*RECORDS*:

►

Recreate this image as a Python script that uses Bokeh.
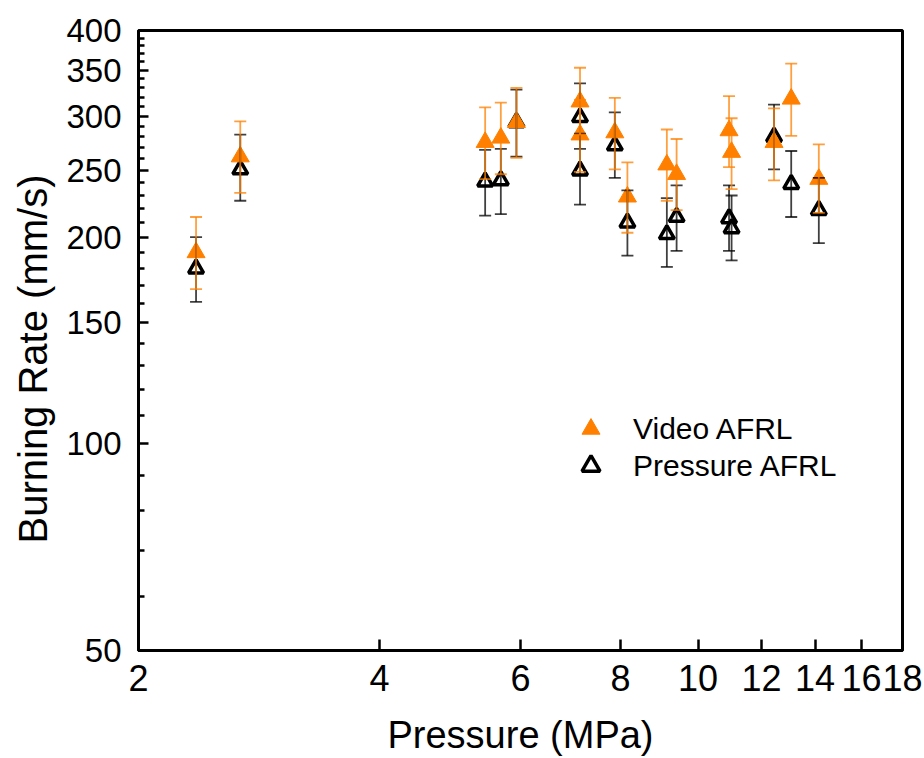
from bokeh.plotting import figure
from bokeh.models import (ColumnDataSource, Range1d, FixedTicker, PrintfTickFormatter,
                          Whisker, TeeHead, Legend, LegendItem, Title)
from bokeh.embed import file_html
from bokeh.resources import INLINE

# ---- data ----
pressure_mpa = [2.36, 2.68, 5.42, 5.67, 5.93, 7.12, 7.12, 7.87, 8.16, 9.14, 9.40, 10.93, 11.01, 12.44, 13.07, 14.15]

video_rate = [190, 262, 275, 279, 294, 315, 282, 284, 229, 255, 247, 286, 266, 275, 318, 243]
video_lo   = [168, 232, 243, 247, 261, 282, 249, 251, 203, 226, 219, 253, 235, 242, 281, 217]
video_hi   = [214, 295, 309, 314, 330, 353, 317, 319, 257, 287, 278, 321, 298, 308, 358, 273]

press_rate = [180, 251, 241, 242, 294, 299, 250, 272, 210, 202, 214, 213, 206, 280, 239, 219]
press_lo   = [161, 226, 215, 216, 262, 269, 223, 244, 188, 181, 191, 191, 185, 251, 214, 196]
press_hi   = [200, 282, 268, 269, 328, 335, 283, 304, 234, 228, 238, 238, 230, 312, 267, 244]

x_ticks = [2, 4, 6, 8, 10, 12, 14, 16, 18]
y_ticks = [50, 100, 150, 200, 250, 300, 350, 400]
y_minor = [v for v in range(60, 400, 10) if v % 50 != 0]

series_names = ["Video AFRL", "Pressure AFRL"]
x_title = "Pressure (MPa)"
y_title = "Burning Rate (mm/s)"
ORANGE = "#FF8000"
FONT = "Liberation Sans"

# ---- figure ----
p = figure(width=924, height=758, x_axis_type="log", y_axis_type="log",
           x_range=Range1d(2, 18), y_range=Range1d(50, 400),
           output_backend="svg", toolbar_location=None,
           min_border_left=137, min_border_right=22, min_border_top=30, min_border_bottom=108)
p.background_fill_color = "white"
p.border_fill_color = "white"
p.grid.visible = False
p.outline_line_color = "black"
p.outline_line_width = 3

vsrc = ColumnDataSource(dict(x=pressure_mpa, y=video_rate, lo=video_lo, hi=video_hi))
psrc = ColumnDataSource(dict(x=pressure_mpa, y=press_rate, lo=press_lo, hi=press_hi))

r_press = p.scatter("x", "y", source=psrc, marker="triangle", size=15,
                    fill_color="white", line_color="black", line_width=3.5)
r_video = p.scatter("x", "y", source=vsrc, marker="triangle", size=18,
                    fill_color=ORANGE, line_color=ORANGE, line_width=1)

for src, col in [(psrc, "black"), (vsrc, ORANGE)]:
    w = Whisker(base="x", upper="hi", lower="lo", source=src, dimension="height",
                line_color=col, line_alpha=0.75, line_width=1.8, level="annotation",
                upper_head=TeeHead(size=12, line_color=col, line_alpha=0.75, line_width=1.8),
                lower_head=TeeHead(size=12, line_color=col, line_alpha=0.75, line_width=1.8))
    p.add_layout(w)

# ---- axes ----
xa = p.xaxis[0]
xa.ticker = FixedTicker(ticks=x_ticks, minor_ticks=[])
xa.formatter = PrintfTickFormatter(format="%d")
ya = p.yaxis[0]
ya.ticker = FixedTicker(ticks=y_ticks, minor_ticks=y_minor)
ya.formatter = PrintfTickFormatter(format="%d")

for ax in (xa, ya):
    ax.axis_line_width = 3
    ax.axis_line_color = "black"
    ax.major_tick_in = 10
    ax.major_tick_out = 0
    ax.minor_tick_in = 6
    ax.minor_tick_out = 0
    ax.major_tick_line_width = 2.5
    ax.minor_tick_line_width = 2.5
    ax.major_label_text_font = FONT
    ax.major_label_text_color = "black"
xa.major_tick_in = 11
xa.major_label_text_font_size = "36px"
ya.major_label_text_font_size = "33px"
xa.major_label_standoff = 14
ya.major_label_standoff = 17

xa.axis_label = x_title
xa.axis_label_text_font = FONT
xa.axis_label_text_font_style = "normal"
xa.axis_label_text_font_size = "38px"
xa.axis_label_text_color = "black"
xa.axis_label_standoff = 20

ytitle = Title(text=y_title, align="left", offset=107, standoff=17,
               text_font=FONT, text_font_size="40px", text_font_style="normal",
               text_color="black")
p.add_layout(ytitle, "left")

# ---- legend (one entry per box, to match row spacing) ----
common = dict(orientation="vertical", glyph_width=45, glyph_height=45, label_standoff=20,
              padding=0, margin=0, border_line_color=None, background_fill_alpha=0,
              label_text_font=FONT, label_text_font_size="30px", label_text_color="black")
leg1 = Legend(items=[LegendItem(label=series_names[0], renderers=[r_video])],
              location=(430, 199), **common)
leg2 = Legend(items=[LegendItem(label=series_names[1], renderers=[r_press])],
              location=(430, 162), **common)
p.add_layout(leg1)
p.add_layout(leg2)

open("out.html", "w").write(file_html(p, INLINE))
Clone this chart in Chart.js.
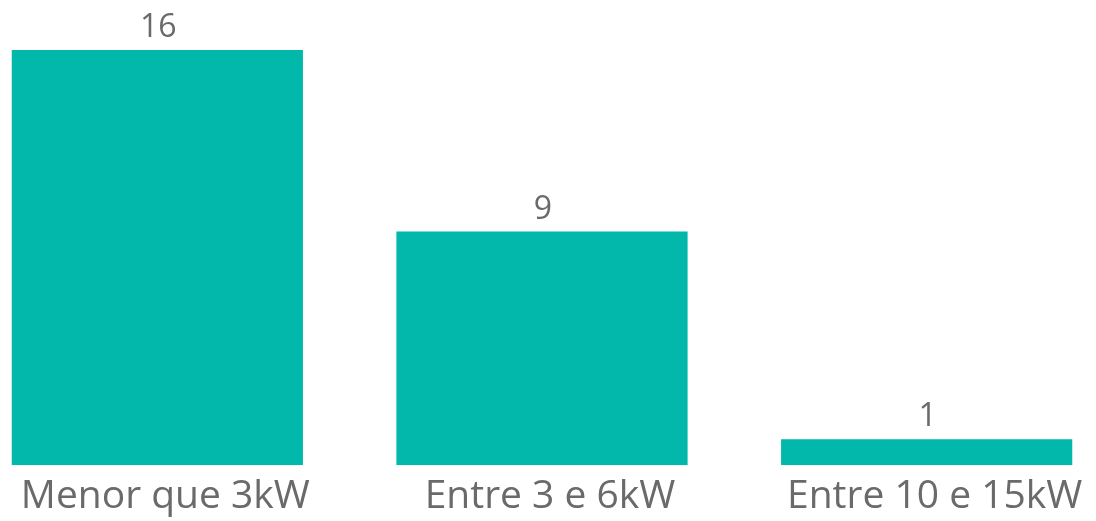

◄

Copy every line of the listing that includes the string "this".

*ANSWER*:
Recreate this image as a Python script that uses Bokeh.
Clone this chart in Chart.js.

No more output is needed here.